Teoria kracjonistyczna (i ta flozoficzna i ta biblijna) na poparcie której nie ma absulutnie żadnego dowodu. Ma jednak ogromną przewagę. Nie odwołuje się do rozumu - lecz daje gotowe rozwiązanie i wszystkie odpowiedzi na wszystkie pytania. Wyjaśnia wszystko - choć z naukowego punktu widzenia nie wyjaśnia kompletnie niczego.(bo nie musi - jest częścią wiary).

No a jak to się ma do współczesnego oblicza kobiety w XXI wieku? wedle pierwszej teorii kobieta jest efektem ewolucji - wedle drugiej tworem skończonym, doskonałym dziełem Boga.

każdy musi sam wybrać co mu pasuje - i to w tym wszystkim jest najciekawsze.

Krysia
05-11-2009, 09:18
No a jak to się ma do współczesnego oblicza kobiety w XXI wieku? wedle pierwszej teorii kobieta jest efektem ewolucji - wedle drugiej tworem skończonym, doskonałym dziełem Boga.

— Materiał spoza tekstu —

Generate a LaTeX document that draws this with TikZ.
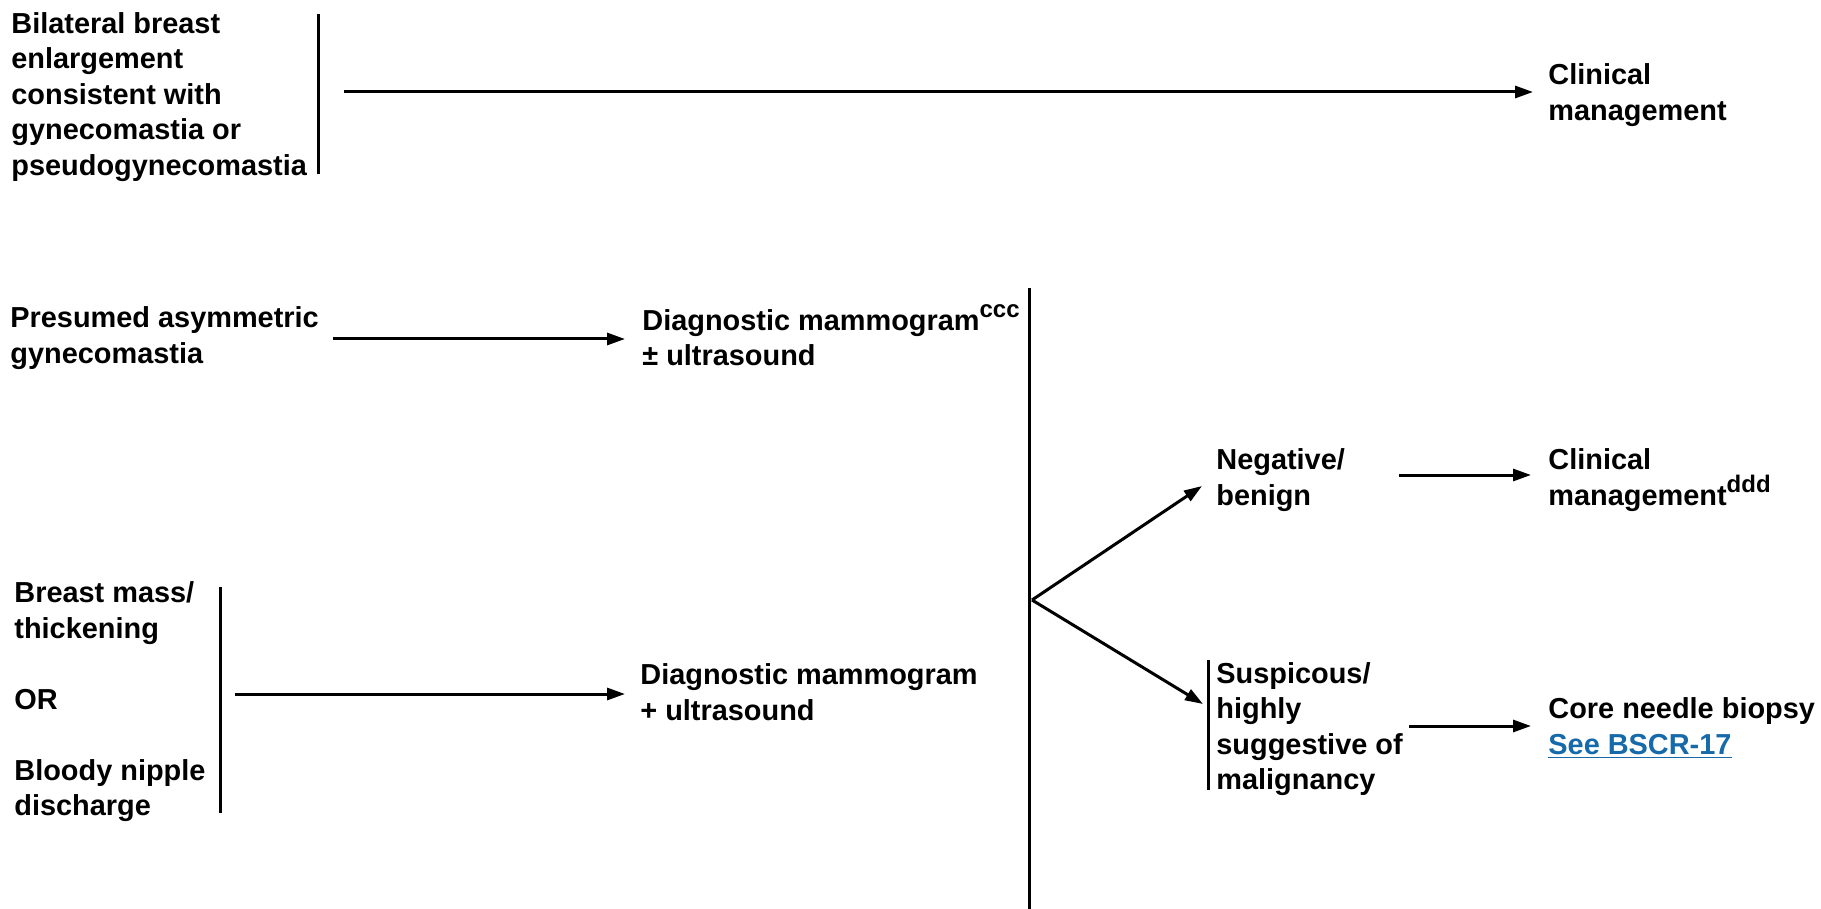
\documentclass[tikz,border=0pt]{standalone}
\usepackage{fontspec}
\usepackage{graphicx}
\setmainfont{Liberation Sans}
\usetikzlibrary{arrows.meta}
\definecolor{linkblue}{RGB}{22,106,170}
\newcommand{\mysup}[1]{\raisebox{6.5pt}{\fontsize{12}{12}\selectfont #1}}
\begin{document}
\begin{tikzpicture}[x=0.5pt,y=-0.5pt,
  txt/.style={font=\bfseries\fontsize{14.45}{17.75}\selectfont, align=left, inner sep=0pt, anchor=west},
  bar/.style={line width=1.5pt},
  arr/.style={line width=1.5pt, -{Triangle[length=9pt,width=6pt]}}]
\useasboundingbox (0,0) rectangle (1821,909);
% text nodes
\node[txt] (bil) at (11,97) {Bilateral breast\\enlargement\\consistent with\\gynecomastia or\\pseudogynecomastia};
\node[txt] (cm1) at (1548,95) {Clinical\\management};
\node[txt] (pre) at (10,338) {Presumed asymmetric\\gynecomastia};
\node[txt] (dg1) at (642,335) {Diagnostic mammogram\mysup{ccc}\\± ultrasound};
\node[txt] (neg) at (1216,480) {Negative/\\benign};
\node[txt] (cm2) at (1548,480) {Clinical\\management\mysup{ddd}};
\node[txt] (sus) at (1216,729) {Suspicous/\\highly\\suggestive of\\malignancy};
\node[txt] (core) at (1548,728) {Core needle biopsy\\\textcolor{linkblue}{\underline{See BSCR-17}}};
\node[txt] (bm) at (14,702) {Breast mass/\\thickening\\[17.75pt]OR\\[17.75pt]Bloody nipple\\discharge};
\node[txt] (dg2) at (640,692) {Diagnostic mammogram\\+ ultrasound};
% bars
\coordinate (b1t) at (318,14);   \coordinate (b1b) at (318,174);
\coordinate (b2t) at (1029,288); \coordinate (b2b) at (1029,909);
\coordinate (b3t) at (220,587);  \coordinate (b3b) at (220,813);
\coordinate (b4t) at (1208,660); \coordinate (b4b) at (1208,790);
\draw[bar] (b1t) -- (b1b);
\draw[bar] (b2t) -- (b2b);
\draw[bar] (b3t) -- (b3b);
\draw[bar] (b4t) -- (b4b);
% arrow starts
\coordinate (a1) at (344,92);
\coordinate (a2) at (333,339);
\coordinate (a3) at (235,694);
\coordinate (br) at (1032,600);
\coordinate (t1) at (1202,486);
\coordinate (t2) at (1203,704);
\coordinate (a4) at (1399,475);
\coordinate (a5) at (1409,726);
% arrows
\draw[arr, shorten >=7.5pt] (a1) -- (a1 -| cm1.west);
\draw[arr, shorten >=8.5pt] (a2) -- (a2 -| dg1.west);
\draw[arr, shorten >=7.5pt] (a3) -- (a3 -| dg2.west);
\draw[arr] (br) -- (t1);
\draw[arr] (br) -- (t2);
\draw[arr, shorten >=8.5pt] (a4) -- (a4 -| cm2.west);
\draw[arr, shorten >=8.5pt] (a5) -- (a5 -| core.west);
\end{tikzpicture}
\end{document}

każdy musi sam wybrać co mu pasuje - i to w tym wszystkim jest najciekawsze.
Nooo, doskonałym, bo się Bóg uczył na błędach (wpierw stworzył Adama przecież:mrgreen:), z dalszych eksperymentów Bóg jednak już zrezygnował stworzywszy kobietę :mrgreen::mrgreen:
PS-kreacjonizm nie neguje żadnych ze znalezisk naukowych, wręcz przeciwnie naukowcy je wykorzystują, aby udowodnić fałszywość założeń w teorii ewolucji właśnie;-)

wp.krzysztof
05-11-2009, 09:22
Nooo, doskonałym, bo się Bóg uczył na błędach

... z tą doskonałością w mojej wypowiedzi to była tylko kurtuazja... i ukłon w stronę kobiety XXI wieku. nie bierz dosłownie - jak jest każdy widzi :-P:-P:-P

vm2301
05-11-2009, 11:22
Krysiu, co o jest ewolucja? Chyba szersze nieco pojęcie niż ateistyczna teoria powstania życia na tej planecie.

Takk szybko wkleję kilka proponowanych definicji:


Ewolucja (łac. evilutio – rozwinięcie) – ciągły proces, polegający na stopniowych zmianach cech gatunkowych kolejnych pokoleń wskutek eliminacji przez dobór naturalny lub sztuczny części osobników (genotypów) z bieżącej populacji.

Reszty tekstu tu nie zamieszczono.